La réflexion qui revient le plus couramment c’est qu’une fois de plus « le Parc National a largement divisé la population…. Bravo pour l’harmonie locale du PNP ». Pour beaucoup, le Parc National a été incapable en plus de 40 ans d’existence, de créer un lien entre tous. « Pourquoi voudriez-vous qu’il réussisse avec une charte ». Pour d’autres, « les chartes, on connait, on en a déjà une (1), ça nous suffit »

Pour Robert Casadebaig, maire de Laruns, la principale commune ayant rejeté la charte, « c’est un virage historique ». « Nous ne vendrons pas notre liberté pour quelques subsides… Que diraient nos aïeux qui ont acquis chèrement cette liberté ? » Et de nous raconter l’histoire de cette bolivienne, un verre de Jurançon à la main, trempant ses doigts dedans pour en offrir quelque goûtes à la terre « la terre de nos ancêtres, je la remercie ». Pour le maire de Laruns, ce geste est « l’expression de l’attachement à la terre », une terre dont il faut conserver la maitrise. « Le vote du Conseil Municipal de Laruns est un vote responsable…. Le respect de nos aïeux ». Pour lui, laisser le Parc National s’ingérer dans les affaires de la communes correspond à « une spoliation » et de rappeler qu’il y a déjà la zone cœur sur laquelle le maire n’a pratiquement plus de pouvoir.
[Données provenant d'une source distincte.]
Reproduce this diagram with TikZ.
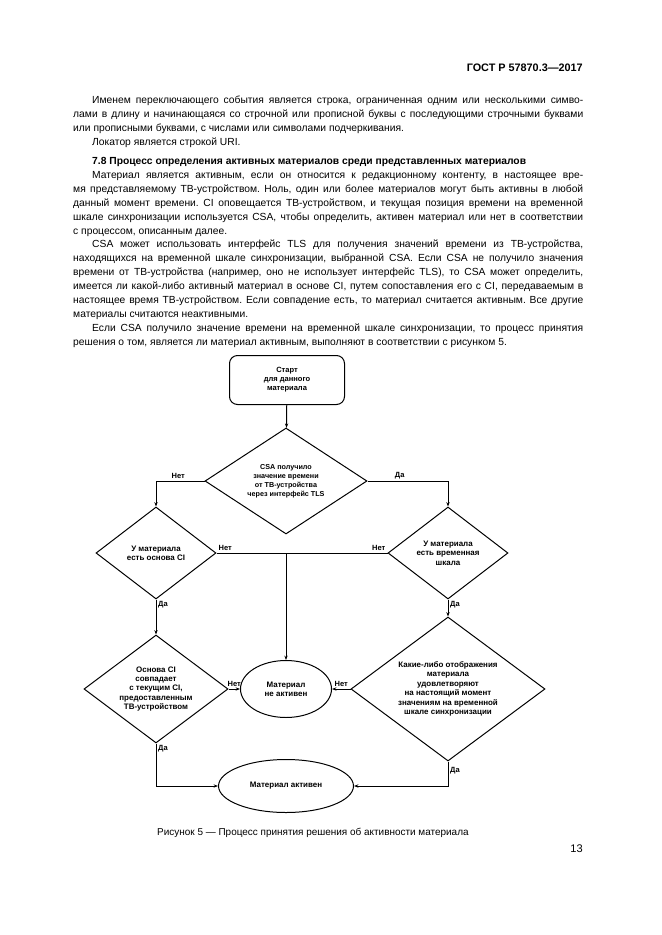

Pour les uns, le parc national est un espoir. Pour les autres, une spoliation du territoire, un abandon à une administration qui dispose de tous les droits. Mais au-delà des différences d’idées et de conception locales, il s’agit d’un enjeu bien plus vaste lié à une idéologie planétaire qui se joue à petite dose d’un point à l’autre jusqu’à les réunir comme le projet franco-italien actuellement en cours sur lequel nous reviendrions. Dans ce cas, les communes adhérentes pourraient bien, à moyen terme, payer le prix fort alors que le Béarn sera libre de mener le combat pour sa liberté et sans doute aussi celle des autres.

Louis Dollo

(1) Il s’agit de la charte de l’IPHB pour laquelle l’état s’est désengagé sans tenir ses engagements au seul motif que les membres se sont exprimés démocratiquement contre l’introduction d’ours.